You are contracted to perform a penetration test for a company, and through your pentest, you stumble upon an interesting file manager web application. As file managers tend to execute system commands, you are interested in testing for command injection vulnerabilities.


Use the various techniques presented in this module to detect a command injection vulnerability and then exploit it, evading any filters in place.


We visit the page and use the credentials supplied to login with guest | guest

We're imported into a 'tiny' file manager application. I feel like there's a penis joke but can't come up with it... The menu in the top right offers us a search feature... because of the tiny penis? We notice right away that the owner of all the files are the www-data user... let's hope we have bad permissions setup as well as bad input cleaning.


To the right of the files are the ability to preview the file, move it (which gives us the ability to move it into a temp folder or keep it in the same location) or download it... which works like me on Monday morning - not at all.


Using the search feature uses an Ajax style live search of the page, isolating any files we're looking for - if they exist.

Let's pretend we're Morty and start burp with a refresh of the page. We're going to right click the target IP in the list and add it to scope, then under the proxy settings, change the options to filter out anything that's not in scope by checking the box next to "and > URL > is in target scope". Look Morty, this isn't really needed but it cuts down on the chatter when using burp... just... just click the button Morty.

It looks like using the search doesn't cause any traffic through {... burp! ...} so we can safely say that's all handled on the back end (I bet you'd like to see that back end wouldn't you... pervert.) When we click preview on one of the files we can see the request made concatenates the needed file name in the GET request. There's also a filemanager cookie being used.

If we click the file copy we see the see the same kind of GET request and filemanager cookie.

If we walk through the file transfer option we see a lot of the same - We can see the source path and destination folder we're moving the file to and the GET request outlining what and where we're moving stuff to. BORING!

If we attempt to modify the file name we get an error about Malicious request denied. As Chris Farley once said "Hehe I love it, I love my little naughty pet."

After playing with stuff for a while I got my first break using the --version switch for the mv command it's using.

From here we built up our command slowly, like this (be gentle don't just SHOVE it in there without getting it excited first - it'll cause tearing and WAF's will turn on you in an instant):

${IFS}%26l's' <-- printed the folder structure 

${IFS}%26l's'${IFS}%2E%2E <-- took us as far as we can due to permissions

${IFS}%26l's'${IFS}%2E%2Ee'ch'o${IFS}${PATH:0:1} <-- took us up that extra level where we see the flag.
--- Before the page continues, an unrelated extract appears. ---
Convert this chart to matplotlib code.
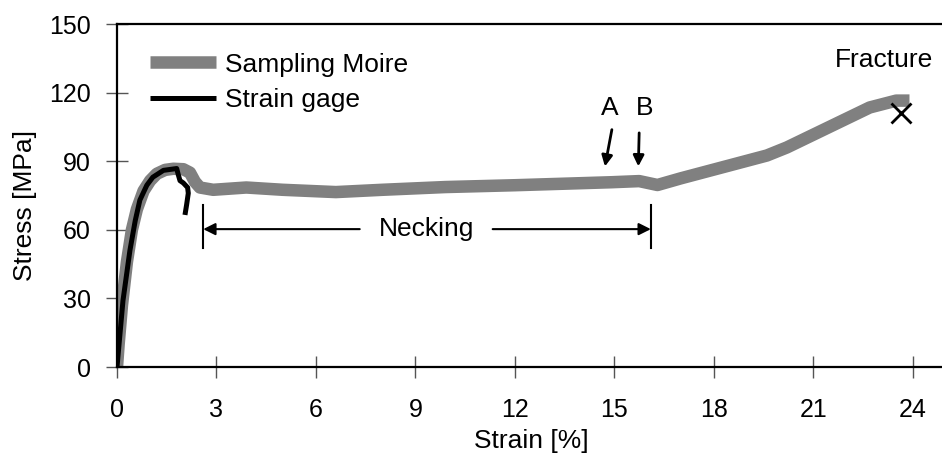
import matplotlib
matplotlib.use("Agg")
import matplotlib.pyplot as plt

plt.rcParams['font.family'] = ['Liberation Sans', 'DejaVu Sans']

# Sampling Moire curve (strain %, stress MPa)
moire_strain = [0, 0.05, 0.15, 0.3, 0.45, 0.6, 0.8, 1.0, 1.2, 1.45, 1.7, 2.0, 2.2, 2.35,
                2.5, 2.9, 3.9, 5.0, 6.6, 8.0, 9.9, 12.0, 14.9, 15.75, 16.3, 17.0,
                19.6, 20.2, 22.7, 23.5, 23.9]
moire_stress = [0, 10, 27, 46, 60, 69, 77, 81.5, 84.5, 86.2, 86.7, 86.5, 85, 81,
                78.5, 77.5, 78.5, 77.5, 76.5, 77.5, 78.7, 79.5, 80.8, 81.3, 79.6, 82.5,
                92.5, 96, 113.5, 116.5, 116.5]

# Strain gage curve
gage_strain = [0, 0.18, 0.39, 0.55, 0.69, 0.9, 1.08, 1.4, 1.8, 1.85, 1.9, 2.0, 2.13,
               2.15, 2.1, 2.05]
gage_stress = [0, 29, 51, 64, 73, 79.5, 83, 86, 86.8, 84, 81.5, 80.5, 78.5,
               76, 71, 66.5]

fracture = (23.65, 111)

x_ticks = [0, 3, 6, 9, 12, 15, 18, 21, 24]
y_ticks = [0, 30, 60, 90, 120, 150]

fs = 18
fs_text = 19

fig = plt.figure(figsize=(9.42, 4.59), dpi=100)
ax = fig.add_axes([0.1242, 0.2004, 0.880, 0.7473])

ax.plot(moire_strain, moire_stress, color='#808080', lw=9, solid_capstyle='butt',
        solid_joinstyle='round', label='Sampling Moire')
ax.plot(gage_strain, gage_stress, color='black', lw=3.6, solid_capstyle='butt',
        solid_joinstyle='round', label='Strain gage')
ax.plot(*fracture, marker='x', color='black', ms=15, mew=2, ls='none')

ax.set_xlim(0, 25)
ax.set_ylim(0, 150)
ax.set_xticks(x_ticks)
ax.set_yticks(y_ticks)
ax.tick_params(direction='inout', length=16, width=1, color='#555555', labelsize=fs)
ax.tick_params(axis='x', pad=14)
ax.tick_params(axis='y', pad=11)

for s in ['left', 'bottom', 'top']:
    ax.spines[s].set_linewidth(1.6)
ax.spines['right'].set_visible(False)

ax.set_xlabel('Strain [%]', fontsize=fs_text)
ax.set_ylabel('Stress [MPa]', fontsize=fs_text)
ax.xaxis.set_label_coords(0.4993, -0.18)
ax.yaxis.set_label_coords(-0.097, 0.47)

ax.legend(loc='center left', bbox_to_anchor=(0.0398, 0.8294), frameon=False,
          fontsize=fs_text, handlelength=2.5, handletextpad=0.36, labelspacing=0.45,
          borderpad=0, borderaxespad=0)

# annotations
ax.text(23.14, 134.2, 'Fracture', fontsize=fs_text, ha='center', va='center')
ax.text(14.86, 113.2, 'A', fontsize=fs_text, ha='center', va='center')
ax.text(15.92, 113.2, 'B', fontsize=fs_text, ha='center', va='center')
ax.annotate('', xy=(14.7, 86.5), xytext=(14.94, 105),
            arrowprops=dict(arrowstyle='-|>', lw=2, color='black', mutation_scale=16))
ax.annotate('', xy=(15.72, 86.5), xytext=(15.75, 103.6),
            arrowprops=dict(arrowstyle='-|>', lw=2, color='black', mutation_scale=16))

ax.text(9.35, 60.3, 'Necking', fontsize=fs_text, ha='center', va='center')
ax.annotate('', xy=(2.6, 60.3), xytext=(7.32, 60.3),
            arrowprops=dict(arrowstyle='-|>', lw=1.5, color='black', mutation_scale=18,
                            shrinkA=0, shrinkB=0))
ax.annotate('', xy=(16.1, 60.3), xytext=(11.33, 60.3),
            arrowprops=dict(arrowstyle='-|>', lw=1.5, color='black', mutation_scale=18,
                            shrinkA=0, shrinkB=0))
ax.plot([2.6, 2.6], [52, 71], color='black', lw=1.5)
ax.plot([16.1, 16.1], [52, 71], color='black', lw=1.5)

fig.savefig('out.png', dpi=100)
${IFS}%26l's'${IFS}%2E%2Ee'ch'o${IFS}${PATH:0:1}flag.txt <-- verifies we can see just the flag and then we just need to print it out.

Our final iteration of the command replaces the ls with cat and gives us that juicy flag we wanted. Looking at this after the fact, I could have likely shortened this up as

$IFS%26c'a't${IFS}e'ch'o${IFS}${PATH:0:1}flag.txt

but my timer ran out, I'm super lazy and I already got the flag... suck it Tiny File Application.